"Ces balades d'un jour, on s'y lance sans savoir comment on en reviendra, et on en revient sans savoir comment on y est allé. On y retournera." Jean Prod'hom - Marges
dimanche 28 janvier 2018
jeudi 11 janvier 2018
Une décharge d'âme à ciel couvert
Il parlait sept langues et avait eu trente-huit guitares, mais maintenant, il voulait juste boire sa bière. Désolé. Il avait été un grand musicien, avec piano et batterie, mais là, il voulait juste boire sa bière. Désolé. Après il allait nous donner un peu de quelque chose, parce qu'il aimait partager, mais il y avait d'abord cette bière qu'il fallait bien s'envoyer. Désolé.
Il parlait sept langues, ja deutsch, sicher, and español, et le français, oui mon ami, mais Chuuuuut. Il avait eu 38 guitares, elles avaient fait un avec lui et sa vie, alors du coup il avait trop gratté les cordes tendues dans sa tête, mais Chuuut. Il avait dû taper aussi très fort sur la caisse de résonance de son cœur, qui s'était fissurée jusque dans son regard, mais Chuuut.
Après s'être rapproché, il a commencé à jouer, puis à chanter, un medley surtout en espagnol et en anglais qui, si on se concentrait, était plutôt une sorte de yogourt inspiré.
Sa voix était comme ses yeux, tantôt un cri, tantôt un murmure; toujours dentelée de larmes.
Sa tête et sa poitrine étaient un ouragan, ses doigts des morceaux d'écorces courbaturés. Des Ha Ha Ha! au Olé!, il exagérait gentiment pour nous captiver et que l'on soit quelques instants les phares le maintenant du côté des vivants.
Il tentait de se délester, ne serait-ce qu'une misérable poignée de minutes qui ont fini par être presque deux heures, de la cargaison de boue et de poussière qu'il trimbalait.

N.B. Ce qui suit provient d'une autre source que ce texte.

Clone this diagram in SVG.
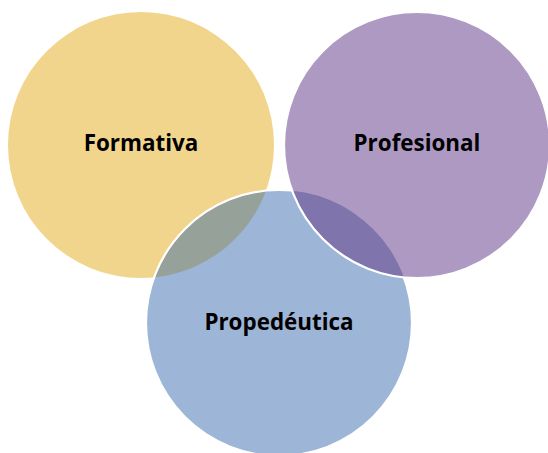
<svg xmlns="http://www.w3.org/2000/svg" width="548" height="453" viewBox="0 0 548 453">
<style>
.lbl{font-family:"Open Sans","Noto Sans","DejaVu Sans",sans-serif;font-weight:bold;font-size:22.4px;fill:#000;text-anchor:middle}
.ws{fill:none;stroke:#fff;stroke-width:2.2}
</style>
<defs>
<clipPath id="cy"><circle cx="141" cy="145" r="133"/></clipPath>
<clipPath id="cb"><circle cx="279" cy="323" r="133"/></clipPath>
</defs>
<rect width="548" height="453" fill="#fff"/>
<g id="formativa">
<circle cx="141" cy="145" r="133" fill="#F2D58C"/>
</g>
<g id="propedeutica">
<circle cx="279" cy="323" r="133" fill="#9DB5D6"/>
<circle cx="279" cy="323" r="133" fill="#96A19A" clip-path="url(#cy)"/>
<circle class="ws" cx="279" cy="323" r="133"/>
</g>
<g id="profesional">
<circle cx="417" cy="145" r="133" fill="#AE99C3"/>
<circle cx="417" cy="145" r="133" fill="#7F74AC" clip-path="url(#cb)"/>
<circle class="ws" cx="417" cy="145" r="133"/>
</g>
<g id="connectors"></g>
<g id="labels">
<text class="lbl" x="141" y="151">Formativa</text>
<text class="lbl" x="417" y="151">Profesional</text>
<text class="lbl" x="279" y="330">Propedéutica</text>
</g>
</svg>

Puis il y a eu la lumière du portugais, l'affleurement des prières de l'aube. D'abord Guitarra toca baixinho, que sa maman lui avait apprise. Puis Povo que lavas no rio, sur les ailes d'Amalia. Il a fini avec Amor perfeito, de Roberto Carlos.
Et là, sur ces trois morceaux dans sa langue, il n'y avait plus de masques ou de faux-semblant, plus d'excès, juste de la tristesse et des regrets qu'il suspendait avec des pincettes de désespoir, sachant très bien que jamais ça ne sécherait. Que plus jamais ça ne cesserait.
C'était vertigineux de beauté fragile fracassée. Une décharge d'âme à ciel couvert.
Quand on est repartis du buffet de la gare de Chambrelien, avec Vale, on était deux amoncellements de chair de poule sur pattes.
Le jour précédent, Benoît m'avait envoyé quelques chroniques de Foglia, une micro-anthologie à l'occasion de la dernière parution sur papier de La Presse de Montréal, où il avait sévi pendant des décennies.
La première, "T'es belle", qui date de début 1981, est un modèle du genre, mais c'est à la troisième, une chronique sous forme de journal moscovite, publiée en janvier 1992, aux balbutiements de la libéralisation des prix, que j'ai alors pensé.
Après avoir picoré des saynètes comme il savait si bien le faire, constatant que malgré l'évidence des difficultés et des inégalités, ce n'était pas la débandade, que ça tenait, Foglia disait qu'il croyait qu'on appelle ceci la culture, et qu'eux, ces laissés pour compte, savaient mieux que les intellectuels de chez nous à quoi servait la culture: à vivre.